● **Exercise directions**
Each line of the listing must be transcribed exactly, except for the images, which should be excluded.

● **Given data**
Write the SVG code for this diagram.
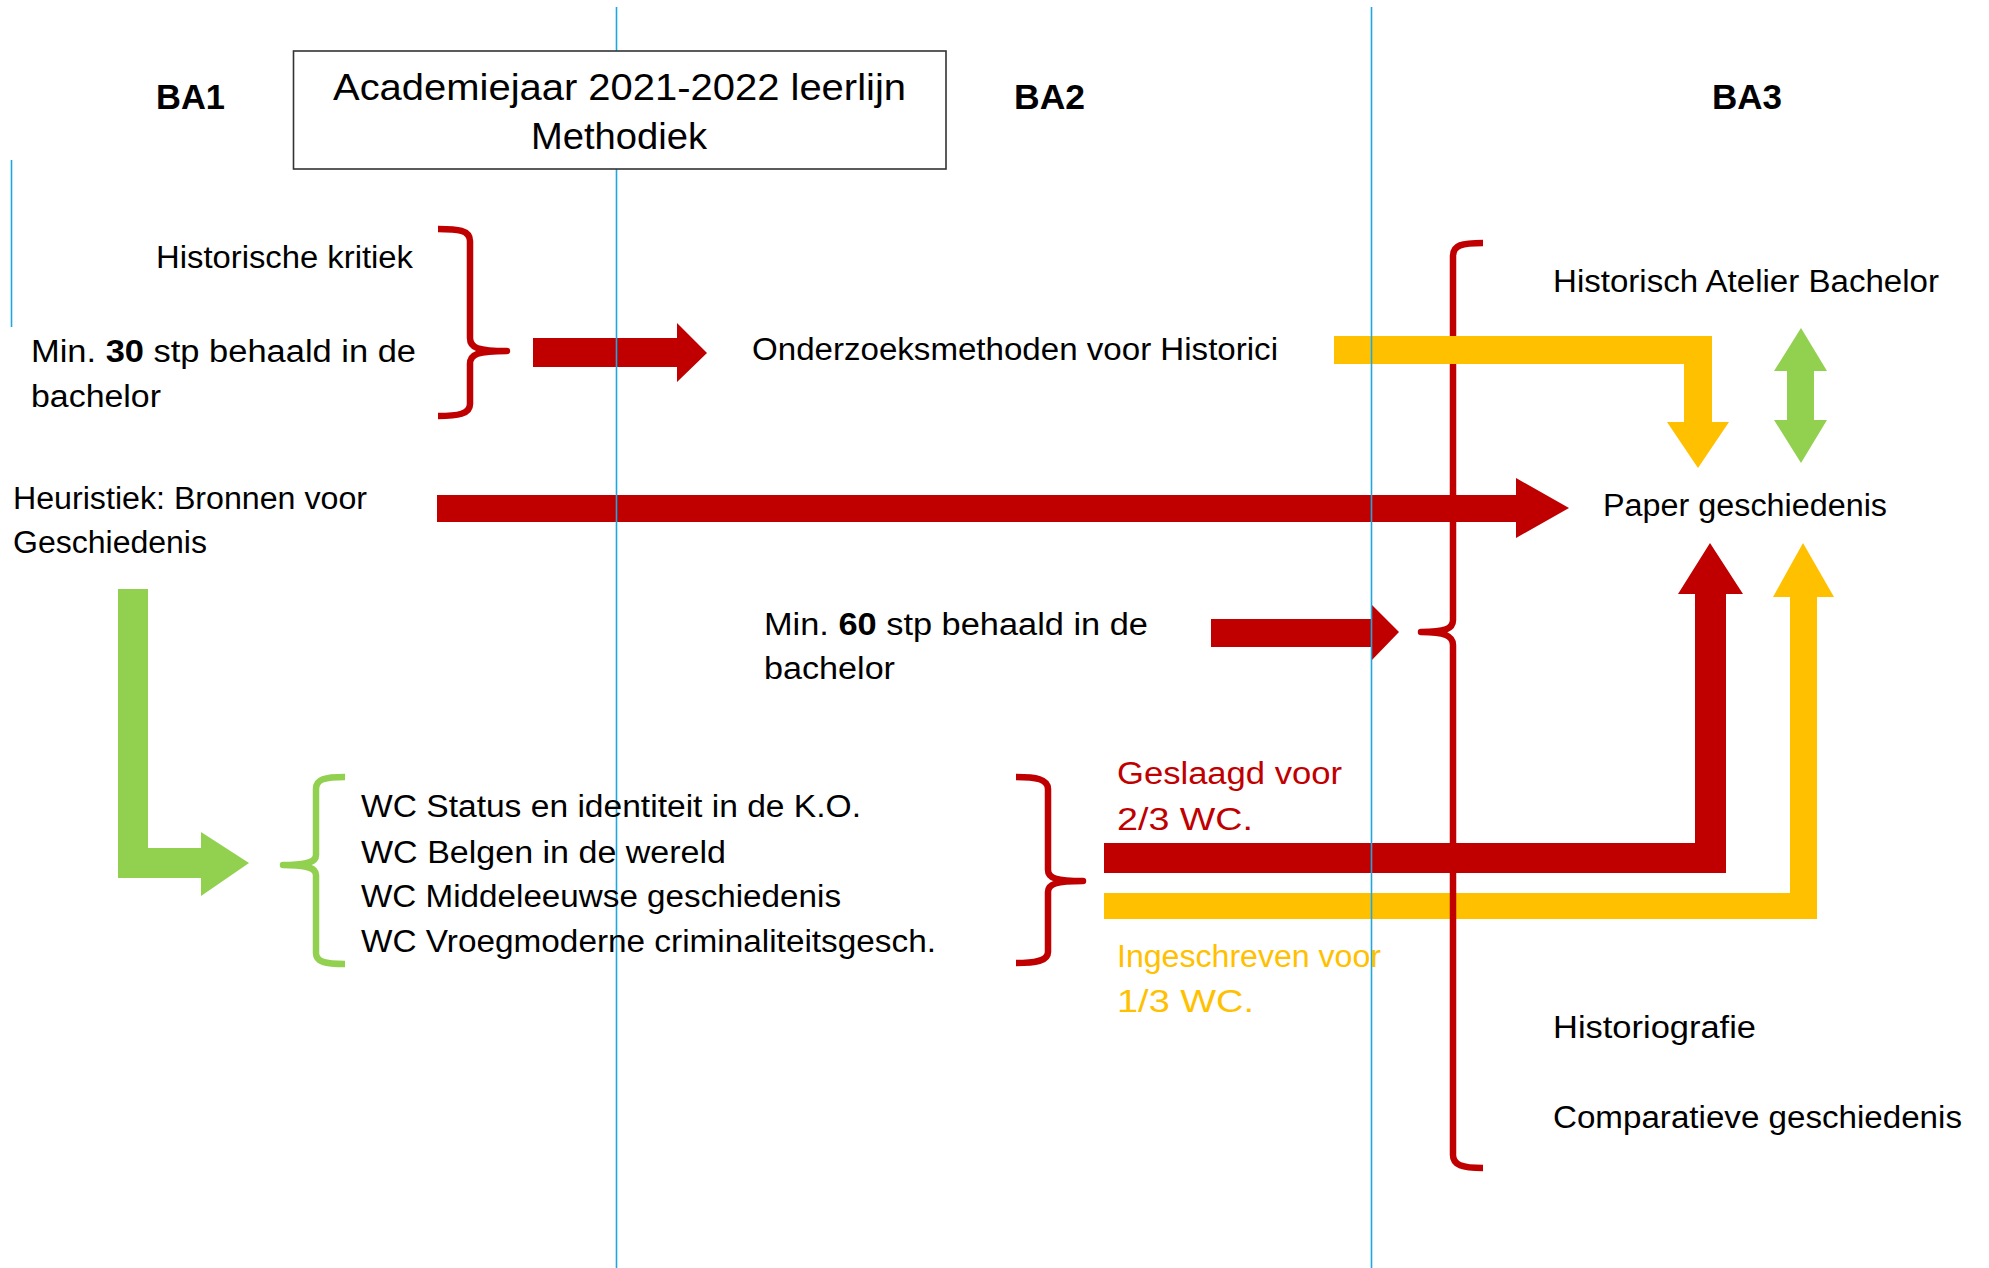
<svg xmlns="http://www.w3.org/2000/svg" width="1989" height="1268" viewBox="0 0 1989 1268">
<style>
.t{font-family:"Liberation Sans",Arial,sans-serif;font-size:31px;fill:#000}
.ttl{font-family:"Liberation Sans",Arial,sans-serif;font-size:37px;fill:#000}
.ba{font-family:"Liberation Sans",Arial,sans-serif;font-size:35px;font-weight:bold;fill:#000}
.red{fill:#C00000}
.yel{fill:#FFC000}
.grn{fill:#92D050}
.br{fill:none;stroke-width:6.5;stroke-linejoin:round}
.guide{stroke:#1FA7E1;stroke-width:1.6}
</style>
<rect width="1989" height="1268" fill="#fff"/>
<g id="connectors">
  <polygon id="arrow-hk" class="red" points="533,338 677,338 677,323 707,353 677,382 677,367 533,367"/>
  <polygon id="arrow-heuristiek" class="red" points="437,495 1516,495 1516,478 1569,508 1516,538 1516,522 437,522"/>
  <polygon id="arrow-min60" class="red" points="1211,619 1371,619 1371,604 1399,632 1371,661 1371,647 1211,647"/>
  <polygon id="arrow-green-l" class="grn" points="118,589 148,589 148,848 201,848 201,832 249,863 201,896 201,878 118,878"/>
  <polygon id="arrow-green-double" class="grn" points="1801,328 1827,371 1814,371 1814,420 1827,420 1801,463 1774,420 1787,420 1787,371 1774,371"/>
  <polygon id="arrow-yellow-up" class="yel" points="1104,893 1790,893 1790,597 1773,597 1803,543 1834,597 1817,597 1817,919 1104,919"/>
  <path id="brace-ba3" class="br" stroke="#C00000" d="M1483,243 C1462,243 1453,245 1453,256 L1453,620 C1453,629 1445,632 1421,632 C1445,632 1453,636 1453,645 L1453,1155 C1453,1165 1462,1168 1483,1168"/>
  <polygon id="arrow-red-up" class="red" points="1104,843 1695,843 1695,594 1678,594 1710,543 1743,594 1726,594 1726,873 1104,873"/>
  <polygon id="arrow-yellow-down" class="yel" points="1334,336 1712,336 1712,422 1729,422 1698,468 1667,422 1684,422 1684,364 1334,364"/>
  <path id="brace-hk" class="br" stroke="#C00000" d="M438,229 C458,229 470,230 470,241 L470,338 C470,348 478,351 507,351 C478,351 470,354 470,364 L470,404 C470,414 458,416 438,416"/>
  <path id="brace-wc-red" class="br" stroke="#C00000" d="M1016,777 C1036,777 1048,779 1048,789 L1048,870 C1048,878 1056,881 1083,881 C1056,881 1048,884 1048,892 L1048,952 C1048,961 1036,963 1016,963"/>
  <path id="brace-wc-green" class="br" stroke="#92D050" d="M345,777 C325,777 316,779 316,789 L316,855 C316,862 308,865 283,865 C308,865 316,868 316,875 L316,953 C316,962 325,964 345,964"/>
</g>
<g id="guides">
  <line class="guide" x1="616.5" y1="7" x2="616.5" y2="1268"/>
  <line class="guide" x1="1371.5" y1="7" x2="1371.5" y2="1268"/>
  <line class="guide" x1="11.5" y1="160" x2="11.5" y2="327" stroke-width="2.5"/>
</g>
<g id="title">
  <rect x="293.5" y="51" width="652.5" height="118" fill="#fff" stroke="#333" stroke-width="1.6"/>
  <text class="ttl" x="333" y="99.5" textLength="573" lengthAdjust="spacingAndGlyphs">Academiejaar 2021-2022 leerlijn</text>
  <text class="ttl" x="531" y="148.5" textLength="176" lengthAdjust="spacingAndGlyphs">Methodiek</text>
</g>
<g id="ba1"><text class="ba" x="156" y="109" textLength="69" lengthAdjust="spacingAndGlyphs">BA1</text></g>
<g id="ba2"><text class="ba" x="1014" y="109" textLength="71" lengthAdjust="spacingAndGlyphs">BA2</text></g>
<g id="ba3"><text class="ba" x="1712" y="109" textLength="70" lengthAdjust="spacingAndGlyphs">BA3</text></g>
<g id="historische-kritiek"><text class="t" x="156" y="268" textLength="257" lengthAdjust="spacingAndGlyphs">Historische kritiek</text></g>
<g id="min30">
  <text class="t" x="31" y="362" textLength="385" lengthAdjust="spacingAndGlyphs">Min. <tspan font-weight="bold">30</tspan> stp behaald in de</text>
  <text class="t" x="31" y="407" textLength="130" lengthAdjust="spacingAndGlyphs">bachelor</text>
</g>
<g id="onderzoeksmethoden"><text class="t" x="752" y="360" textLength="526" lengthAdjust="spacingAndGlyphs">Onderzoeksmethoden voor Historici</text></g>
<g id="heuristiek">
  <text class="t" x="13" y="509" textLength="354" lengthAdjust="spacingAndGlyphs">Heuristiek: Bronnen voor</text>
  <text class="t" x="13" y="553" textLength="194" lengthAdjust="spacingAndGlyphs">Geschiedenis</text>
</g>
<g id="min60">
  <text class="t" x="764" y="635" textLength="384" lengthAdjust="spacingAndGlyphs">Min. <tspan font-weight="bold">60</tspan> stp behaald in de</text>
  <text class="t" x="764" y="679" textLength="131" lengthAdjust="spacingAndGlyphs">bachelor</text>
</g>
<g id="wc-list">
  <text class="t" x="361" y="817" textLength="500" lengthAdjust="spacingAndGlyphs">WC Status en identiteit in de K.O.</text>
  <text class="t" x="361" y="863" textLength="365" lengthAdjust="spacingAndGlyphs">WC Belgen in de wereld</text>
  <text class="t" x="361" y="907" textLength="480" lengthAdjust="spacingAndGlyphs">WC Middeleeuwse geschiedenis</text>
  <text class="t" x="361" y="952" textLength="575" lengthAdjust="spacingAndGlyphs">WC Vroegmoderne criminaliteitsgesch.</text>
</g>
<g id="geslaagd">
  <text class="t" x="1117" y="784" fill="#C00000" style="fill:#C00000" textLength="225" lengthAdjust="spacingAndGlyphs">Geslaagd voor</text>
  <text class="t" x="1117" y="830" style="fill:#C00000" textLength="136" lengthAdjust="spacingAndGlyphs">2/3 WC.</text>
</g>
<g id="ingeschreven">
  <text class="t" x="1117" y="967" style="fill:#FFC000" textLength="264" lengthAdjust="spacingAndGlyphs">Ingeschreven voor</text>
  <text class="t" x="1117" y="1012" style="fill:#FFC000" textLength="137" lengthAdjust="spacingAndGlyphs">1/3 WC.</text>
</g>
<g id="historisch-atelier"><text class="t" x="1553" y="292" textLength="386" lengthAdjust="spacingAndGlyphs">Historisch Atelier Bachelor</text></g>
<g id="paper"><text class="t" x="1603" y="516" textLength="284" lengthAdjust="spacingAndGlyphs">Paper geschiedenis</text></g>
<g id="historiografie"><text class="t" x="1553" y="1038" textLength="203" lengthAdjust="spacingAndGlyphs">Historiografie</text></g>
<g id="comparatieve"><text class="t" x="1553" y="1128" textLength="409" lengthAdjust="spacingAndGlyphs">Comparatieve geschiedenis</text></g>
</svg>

● **Answer to the exercise**
Write the SVG code for this diagram.
<svg xmlns="http://www.w3.org/2000/svg" width="1989" height="1268" viewBox="0 0 1989 1268">
<style>
.t{font-family:"Liberation Sans",Arial,sans-serif;font-size:31px;fill:#000}
.ttl{font-family:"Liberation Sans",Arial,sans-serif;font-size:37px;fill:#000}
.ba{font-family:"Liberation Sans",Arial,sans-serif;font-size:35px;font-weight:bold;fill:#000}
.red{fill:#C00000}
.yel{fill:#FFC000}
.grn{fill:#92D050}
.br{fill:none;stroke-width:6.5;stroke-linejoin:round}
.guide{stroke:#1FA7E1;stroke-width:1.6}
</style>
<rect width="1989" height="1268" fill="#fff"/>
<g id="connectors">
  <polygon id="arrow-hk" class="red" points="533,338 677,338 677,323 707,353 677,382 677,367 533,367"/>
  <polygon id="arrow-heuristiek" class="red" points="437,495 1516,495 1516,478 1569,508 1516,538 1516,522 437,522"/>
  <polygon id="arrow-min60" class="red" points="1211,619 1371,619 1371,604 1399,632 1371,661 1371,647 1211,647"/>
  <polygon id="arrow-green-l" class="grn" points="118,589 148,589 148,848 201,848 201,832 249,863 201,896 201,878 118,878"/>
  <polygon id="arrow-green-double" class="grn" points="1801,328 1827,371 1814,371 1814,420 1827,420 1801,463 1774,420 1787,420 1787,371 1774,371"/>
  <polygon id="arrow-yellow-up" class="yel" points="1104,893 1790,893 1790,597 1773,597 1803,543 1834,597 1817,597 1817,919 1104,919"/>
  <path id="brace-ba3" class="br" stroke="#C00000" d="M1483,243 C1462,243 1453,245 1453,256 L1453,620 C1453,629 1445,632 1421,632 C1445,632 1453,636 1453,645 L1453,1155 C1453,1165 1462,1168 1483,1168"/>
  <polygon id="arrow-red-up" class="red" points="1104,843 1695,843 1695,594 1678,594 1710,543 1743,594 1726,594 1726,873 1104,873"/>
  <polygon id="arrow-yellow-down" class="yel" points="1334,336 1712,336 1712,422 1729,422 1698,468 1667,422 1684,422 1684,364 1334,364"/>
  <path id="brace-hk" class="br" stroke="#C00000" d="M438,229 C458,229 470,230 470,241 L470,338 C470,348 478,351 507,351 C478,351 470,354 470,364 L470,404 C470,414 458,416 438,416"/>
  <path id="brace-wc-red" class="br" stroke="#C00000" d="M1016,777 C1036,777 1048,779 1048,789 L1048,870 C1048,878 1056,881 1083,881 C1056,881 1048,884 1048,892 L1048,952 C1048,961 1036,963 1016,963"/>
  <path id="brace-wc-green" class="br" stroke="#92D050" d="M345,777 C325,777 316,779 316,789 L316,855 C316,862 308,865 283,865 C308,865 316,868 316,875 L316,953 C316,962 325,964 345,964"/>
</g>
<g id="guides">
  <line class="guide" x1="616.5" y1="7" x2="616.5" y2="1268"/>
  <line class="guide" x1="1371.5" y1="7" x2="1371.5" y2="1268"/>
  <line class="guide" x1="11.5" y1="160" x2="11.5" y2="327" stroke-width="2.5"/>
</g>
<g id="title">
  <rect x="293.5" y="51" width="652.5" height="118" fill="#fff" stroke="#333" stroke-width="1.6"/>
  <text class="ttl" x="333" y="99.5" textLength="573" lengthAdjust="spacingAndGlyphs">Academiejaar 2021-2022 leerlijn</text>
  <text class="ttl" x="531" y="148.5" textLength="176" lengthAdjust="spacingAndGlyphs">Methodiek</text>
</g>
<g id="ba1"><text class="ba" x="156" y="109" textLength="69" lengthAdjust="spacingAndGlyphs">BA1</text></g>
<g id="ba2"><text class="ba" x="1014" y="109" textLength="71" lengthAdjust="spacingAndGlyphs">BA2</text></g>
<g id="ba3"><text class="ba" x="1712" y="109" textLength="70" lengthAdjust="spacingAndGlyphs">BA3</text></g>
<g id="historische-kritiek"><text class="t" x="156" y="268" textLength="257" lengthAdjust="spacingAndGlyphs">Historische kritiek</text></g>
<g id="min30">
  <text class="t" x="31" y="362" textLength="385" lengthAdjust="spacingAndGlyphs">Min. <tspan font-weight="bold">30</tspan> stp behaald in de</text>
  <text class="t" x="31" y="407" textLength="130" lengthAdjust="spacingAndGlyphs">bachelor</text>
</g>
<g id="onderzoeksmethoden"><text class="t" x="752" y="360" textLength="526" lengthAdjust="spacingAndGlyphs">Onderzoeksmethoden voor Historici</text></g>
<g id="heuristiek">
  <text class="t" x="13" y="509" textLength="354" lengthAdjust="spacingAndGlyphs">Heuristiek: Bronnen voor</text>
  <text class="t" x="13" y="553" textLength="194" lengthAdjust="spacingAndGlyphs">Geschiedenis</text>
</g>
<g id="min60">
  <text class="t" x="764" y="635" textLength="384" lengthAdjust="spacingAndGlyphs">Min. <tspan font-weight="bold">60</tspan> stp behaald in de</text>
  <text class="t" x="764" y="679" textLength="131" lengthAdjust="spacingAndGlyphs">bachelor</text>
</g>
<g id="wc-list">
  <text class="t" x="361" y="817" textLength="500" lengthAdjust="spacingAndGlyphs">WC Status en identiteit in de K.O.</text>
  <text class="t" x="361" y="863" textLength="365" lengthAdjust="spacingAndGlyphs">WC Belgen in de wereld</text>
  <text class="t" x="361" y="907" textLength="480" lengthAdjust="spacingAndGlyphs">WC Middeleeuwse geschiedenis</text>
  <text class="t" x="361" y="952" textLength="575" lengthAdjust="spacingAndGlyphs">WC Vroegmoderne criminaliteitsgesch.</text>
</g>
<g id="geslaagd">
  <text class="t" x="1117" y="784" fill="#C00000" style="fill:#C00000" textLength="225" lengthAdjust="spacingAndGlyphs">Geslaagd voor</text>
  <text class="t" x="1117" y="830" style="fill:#C00000" textLength="136" lengthAdjust="spacingAndGlyphs">2/3 WC.</text>
</g>
<g id="ingeschreven">
  <text class="t" x="1117" y="967" style="fill:#FFC000" textLength="264" lengthAdjust="spacingAndGlyphs">Ingeschreven voor</text>
  <text class="t" x="1117" y="1012" style="fill:#FFC000" textLength="137" lengthAdjust="spacingAndGlyphs">1/3 WC.</text>
</g>
<g id="historisch-atelier"><text class="t" x="1553" y="292" textLength="386" lengthAdjust="spacingAndGlyphs">Historisch Atelier Bachelor</text></g>
<g id="paper"><text class="t" x="1603" y="516" textLength="284" lengthAdjust="spacingAndGlyphs">Paper geschiedenis</text></g>
<g id="historiografie"><text class="t" x="1553" y="1038" textLength="203" lengthAdjust="spacingAndGlyphs">Historiografie</text></g>
<g id="comparatieve"><text class="t" x="1553" y="1128" textLength="409" lengthAdjust="spacingAndGlyphs">Comparatieve geschiedenis</text></g>
</svg>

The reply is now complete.